> _TASK REQUIREMENTS_
Set down, exactly as written, the lines from the top of the data to the line that holds "W, H = 1149, 1521", and omit the pictures.

> _DATASET SECTION_
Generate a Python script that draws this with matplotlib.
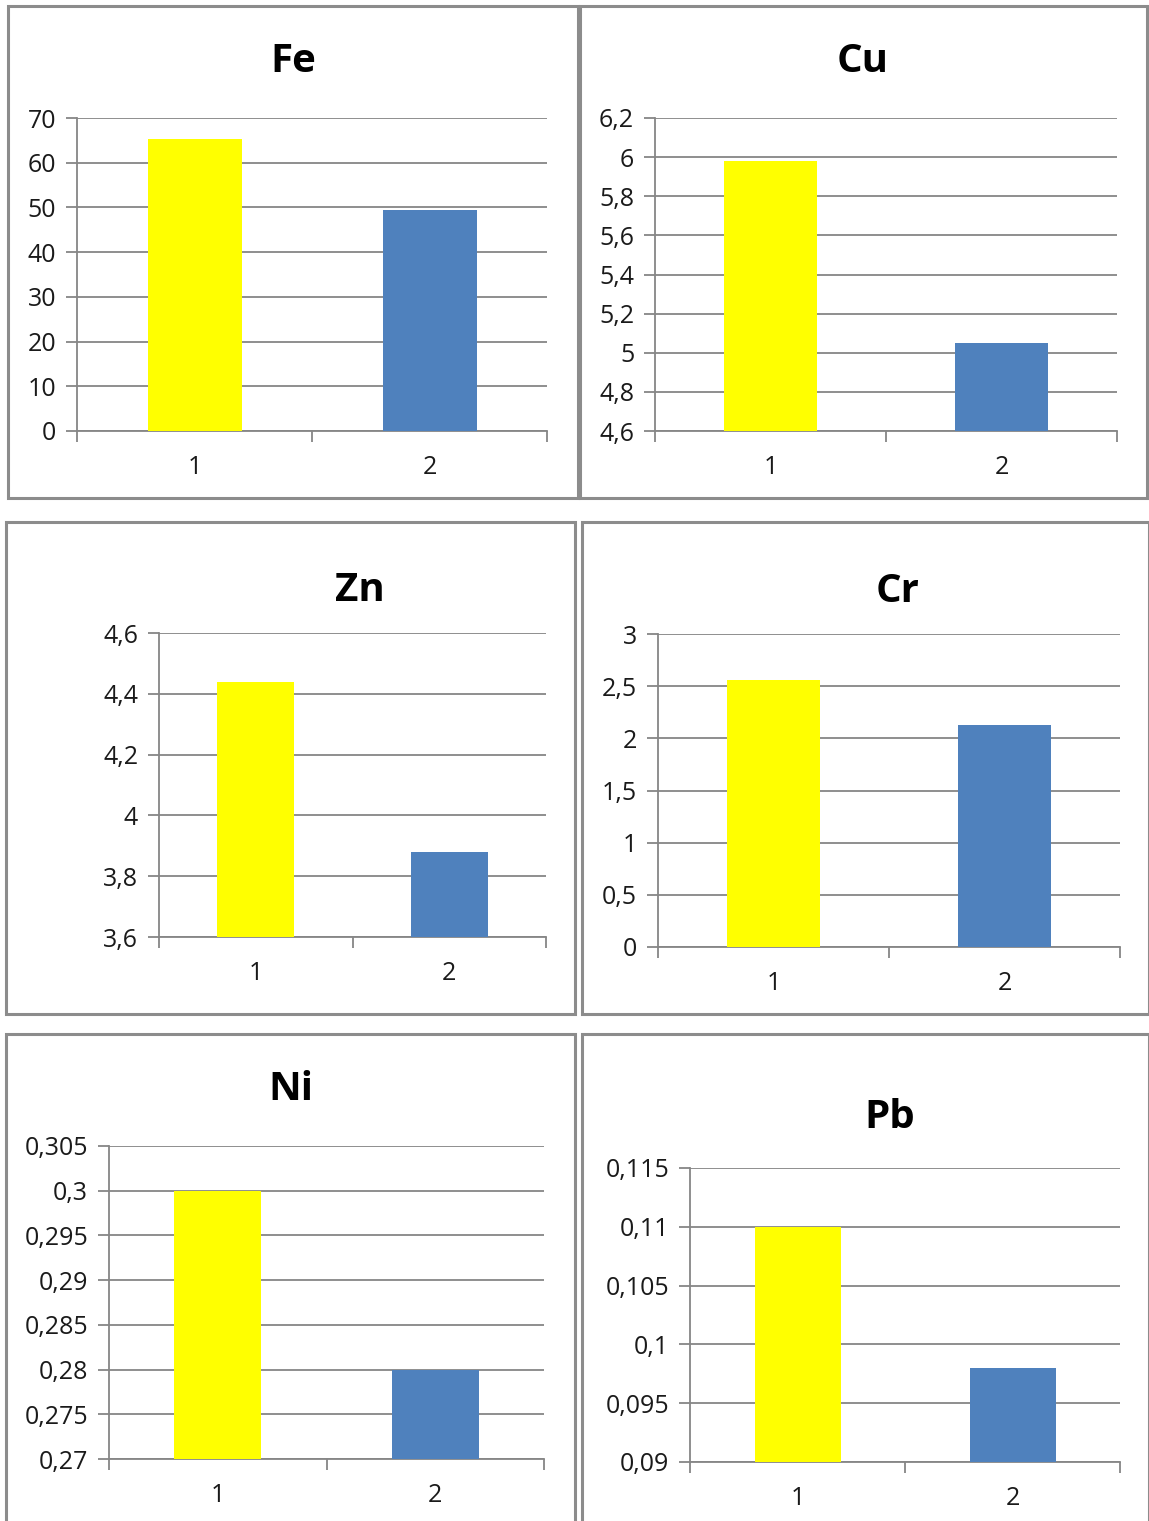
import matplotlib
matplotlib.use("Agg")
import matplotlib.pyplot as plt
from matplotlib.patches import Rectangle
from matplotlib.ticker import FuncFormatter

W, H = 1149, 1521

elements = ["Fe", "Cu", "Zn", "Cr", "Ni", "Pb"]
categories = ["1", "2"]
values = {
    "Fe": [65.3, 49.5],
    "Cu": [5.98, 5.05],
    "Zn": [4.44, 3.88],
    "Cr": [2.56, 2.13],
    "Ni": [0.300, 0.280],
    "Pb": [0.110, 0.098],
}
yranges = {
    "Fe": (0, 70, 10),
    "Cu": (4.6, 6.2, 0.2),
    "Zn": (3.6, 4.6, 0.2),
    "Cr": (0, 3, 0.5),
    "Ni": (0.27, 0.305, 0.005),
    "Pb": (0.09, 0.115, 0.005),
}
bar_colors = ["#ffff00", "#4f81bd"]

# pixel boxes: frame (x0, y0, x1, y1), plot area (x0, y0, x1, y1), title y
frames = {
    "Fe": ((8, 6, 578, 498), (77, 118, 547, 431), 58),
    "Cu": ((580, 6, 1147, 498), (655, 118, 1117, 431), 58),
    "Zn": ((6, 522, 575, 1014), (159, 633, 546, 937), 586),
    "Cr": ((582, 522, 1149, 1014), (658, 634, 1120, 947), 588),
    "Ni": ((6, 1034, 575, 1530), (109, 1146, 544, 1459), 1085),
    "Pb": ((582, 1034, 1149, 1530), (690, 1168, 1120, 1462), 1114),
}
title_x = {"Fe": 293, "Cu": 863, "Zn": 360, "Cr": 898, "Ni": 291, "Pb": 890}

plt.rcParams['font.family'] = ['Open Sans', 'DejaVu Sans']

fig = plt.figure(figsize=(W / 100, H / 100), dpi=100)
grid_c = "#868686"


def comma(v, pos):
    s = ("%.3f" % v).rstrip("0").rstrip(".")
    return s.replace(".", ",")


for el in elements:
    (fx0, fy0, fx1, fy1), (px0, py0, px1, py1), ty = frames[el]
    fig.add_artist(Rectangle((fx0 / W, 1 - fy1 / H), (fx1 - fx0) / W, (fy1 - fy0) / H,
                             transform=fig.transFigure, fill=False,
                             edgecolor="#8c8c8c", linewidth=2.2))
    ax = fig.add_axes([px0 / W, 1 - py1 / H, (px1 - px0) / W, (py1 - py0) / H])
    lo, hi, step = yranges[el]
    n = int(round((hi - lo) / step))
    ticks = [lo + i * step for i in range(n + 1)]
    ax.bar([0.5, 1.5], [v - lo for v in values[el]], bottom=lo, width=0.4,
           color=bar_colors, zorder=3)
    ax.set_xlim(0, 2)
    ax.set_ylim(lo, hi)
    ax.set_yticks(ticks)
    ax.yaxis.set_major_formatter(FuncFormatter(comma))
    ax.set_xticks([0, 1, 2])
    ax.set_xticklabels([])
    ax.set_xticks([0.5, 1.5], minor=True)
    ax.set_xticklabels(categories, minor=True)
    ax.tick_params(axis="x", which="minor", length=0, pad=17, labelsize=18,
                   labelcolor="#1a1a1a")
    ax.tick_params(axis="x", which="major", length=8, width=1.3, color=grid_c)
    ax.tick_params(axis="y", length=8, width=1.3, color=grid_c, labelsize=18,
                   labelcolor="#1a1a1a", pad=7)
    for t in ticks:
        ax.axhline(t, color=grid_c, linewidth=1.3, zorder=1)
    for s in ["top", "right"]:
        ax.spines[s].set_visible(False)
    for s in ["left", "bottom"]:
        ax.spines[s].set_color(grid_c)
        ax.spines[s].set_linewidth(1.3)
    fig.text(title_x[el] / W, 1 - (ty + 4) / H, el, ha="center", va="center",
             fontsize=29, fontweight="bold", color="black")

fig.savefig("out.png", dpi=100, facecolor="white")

> _SOLUTION FOR THIS EXERCISE_
Generate a Python script that draws this with matplotlib.
import matplotlib
matplotlib.use("Agg")
import matplotlib.pyplot as plt
from matplotlib.patches import Rectangle
from matplotlib.ticker import FuncFormatter

W, H = 1149, 1521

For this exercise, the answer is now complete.